In case anyone reading this wants an example: if $E = [C^{op}, \textsf{Set}]$ is a presheaf topos and $c$ is an object of $C$, then

$E(C(-, c), -): E \to \textsf{Set}$

preserves colimits and has a right adjoint, by the Yoneda lemma. It's worthwhile computing this example where the amazing right adjoint exists. (And this example could be beefed up to the internal case, if we assume for example that $C$ has products.)

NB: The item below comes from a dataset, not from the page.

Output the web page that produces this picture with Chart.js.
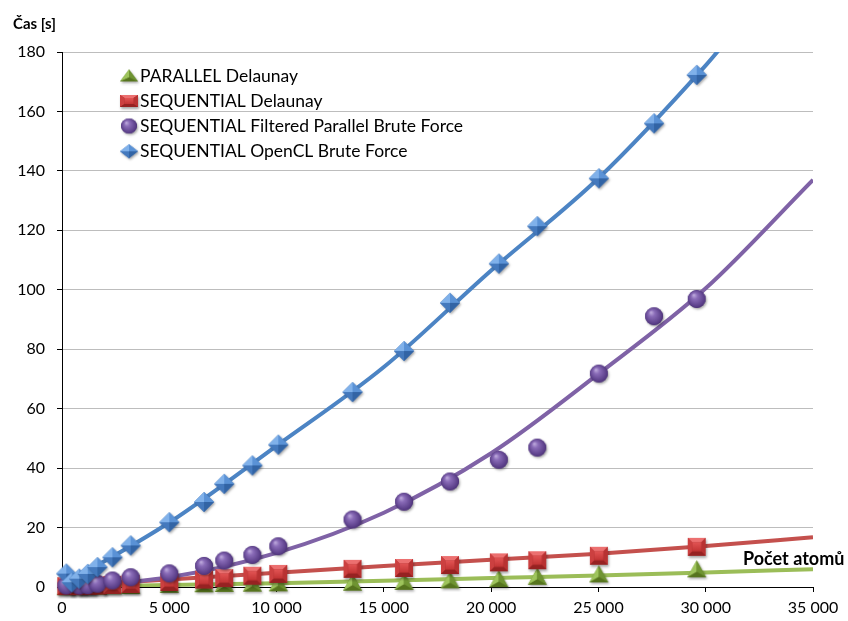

Jade Master (Jan 28 2021 at 17:58):

Todd Trimble said:

Jade Master said:

I think I understand the intuition behind D being small projective, the idea is that D is small enough that mapping out of it is kind of like a mapping out of a terminal object right? I definitely don't understand the intuition for an amazing right adjoint $R : \mathsf{Set} \to C$ to the functor $C(D,-) : C \to \mathsf{Set}$. For a set X what is the meaning of R(X)?

In case anyone reading this wants an example: if $E = [C^{op}, \textsf{Set}]$ is a presheaf topos and $c$ is an object of $C$, then

$E(C(-, c), -): E \to \textsf{Set}$

preserves colimits and has a right adjoint, by the Yoneda lemma. It's worthwhile computing this example where the amazing right adjoint exists. (And this example could be beefed up to the internal case, if we assume for example that $C$ has products.)

Thanks. To make an example of your example, we could regard $\mathsf{Set}$ as a presheaf category by taking C to be the terminal category. Then the only choice for $C(c,-)$ is the singleton set, and the hom-functor ends up taking the elements of a given set. So then the question is, what is the right adjoint to taking elements...and I'm guessing that the the only thing this could be is the the identity, i.e. the right adjoint sends a set to itself.

Jade Master (Jan 28 2021 at 17:58):

So this was a sort of degenerate example, after my meeting I'll try the case when the presheaf category is Grph.